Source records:
=======

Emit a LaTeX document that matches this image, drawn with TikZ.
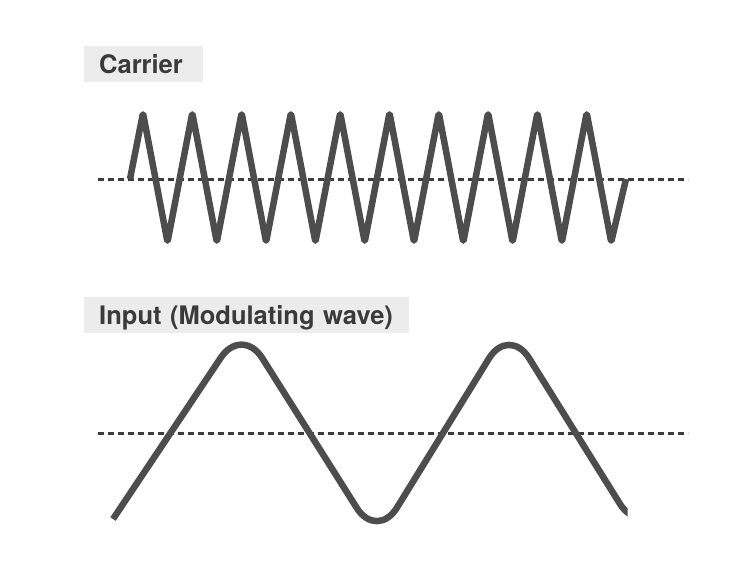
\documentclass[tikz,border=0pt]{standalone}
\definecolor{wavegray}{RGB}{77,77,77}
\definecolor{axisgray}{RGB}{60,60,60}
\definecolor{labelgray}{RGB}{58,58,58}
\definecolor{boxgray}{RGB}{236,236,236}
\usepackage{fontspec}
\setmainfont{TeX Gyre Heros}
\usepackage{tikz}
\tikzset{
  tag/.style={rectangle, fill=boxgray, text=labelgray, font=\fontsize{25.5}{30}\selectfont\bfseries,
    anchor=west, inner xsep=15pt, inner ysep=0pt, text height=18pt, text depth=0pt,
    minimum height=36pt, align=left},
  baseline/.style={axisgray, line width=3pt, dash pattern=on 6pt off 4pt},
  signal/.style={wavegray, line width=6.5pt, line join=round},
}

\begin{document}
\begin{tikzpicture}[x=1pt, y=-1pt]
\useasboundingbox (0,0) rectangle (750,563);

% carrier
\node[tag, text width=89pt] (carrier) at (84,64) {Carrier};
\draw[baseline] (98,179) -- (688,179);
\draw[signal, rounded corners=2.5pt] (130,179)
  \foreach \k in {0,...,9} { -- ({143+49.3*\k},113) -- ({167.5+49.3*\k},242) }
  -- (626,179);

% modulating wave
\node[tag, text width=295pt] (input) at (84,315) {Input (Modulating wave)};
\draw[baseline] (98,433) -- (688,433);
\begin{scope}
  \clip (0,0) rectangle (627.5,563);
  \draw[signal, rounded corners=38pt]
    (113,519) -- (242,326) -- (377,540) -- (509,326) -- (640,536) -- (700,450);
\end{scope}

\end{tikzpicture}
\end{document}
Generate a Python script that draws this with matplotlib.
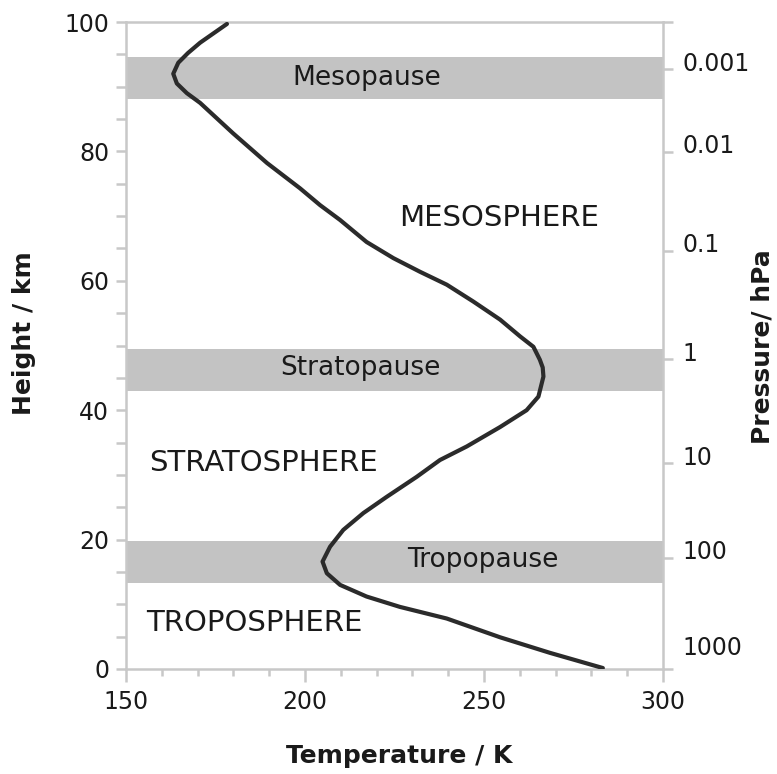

=======

:: Problem to work on ::
The lines from the top of the data above through the one holding "-- (626,179);" are to be repeated exactly, and only those, with no pictures.

:: Solved problem ::
Emit a LaTeX document that matches this image, drawn with TikZ.
\documentclass[tikz,border=0pt]{standalone}
\definecolor{wavegray}{RGB}{77,77,77}
\definecolor{axisgray}{RGB}{60,60,60}
\definecolor{labelgray}{RGB}{58,58,58}
\definecolor{boxgray}{RGB}{236,236,236}
\usepackage{fontspec}
\setmainfont{TeX Gyre Heros}
\usepackage{tikz}
\tikzset{
  tag/.style={rectangle, fill=boxgray, text=labelgray, font=\fontsize{25.5}{30}\selectfont\bfseries,
    anchor=west, inner xsep=15pt, inner ysep=0pt, text height=18pt, text depth=0pt,
    minimum height=36pt, align=left},
  baseline/.style={axisgray, line width=3pt, dash pattern=on 6pt off 4pt},
  signal/.style={wavegray, line width=6.5pt, line join=round},
}

\begin{document}
\begin{tikzpicture}[x=1pt, y=-1pt]
\useasboundingbox (0,0) rectangle (750,563);

% carrier
\node[tag, text width=89pt] (carrier) at (84,64) {Carrier};
\draw[baseline] (98,179) -- (688,179);
\draw[signal, rounded corners=2.5pt] (130,179)
  \foreach \k in {0,...,9} { -- ({143+49.3*\k},113) -- ({167.5+49.3*\k},242) }
  -- (626,179);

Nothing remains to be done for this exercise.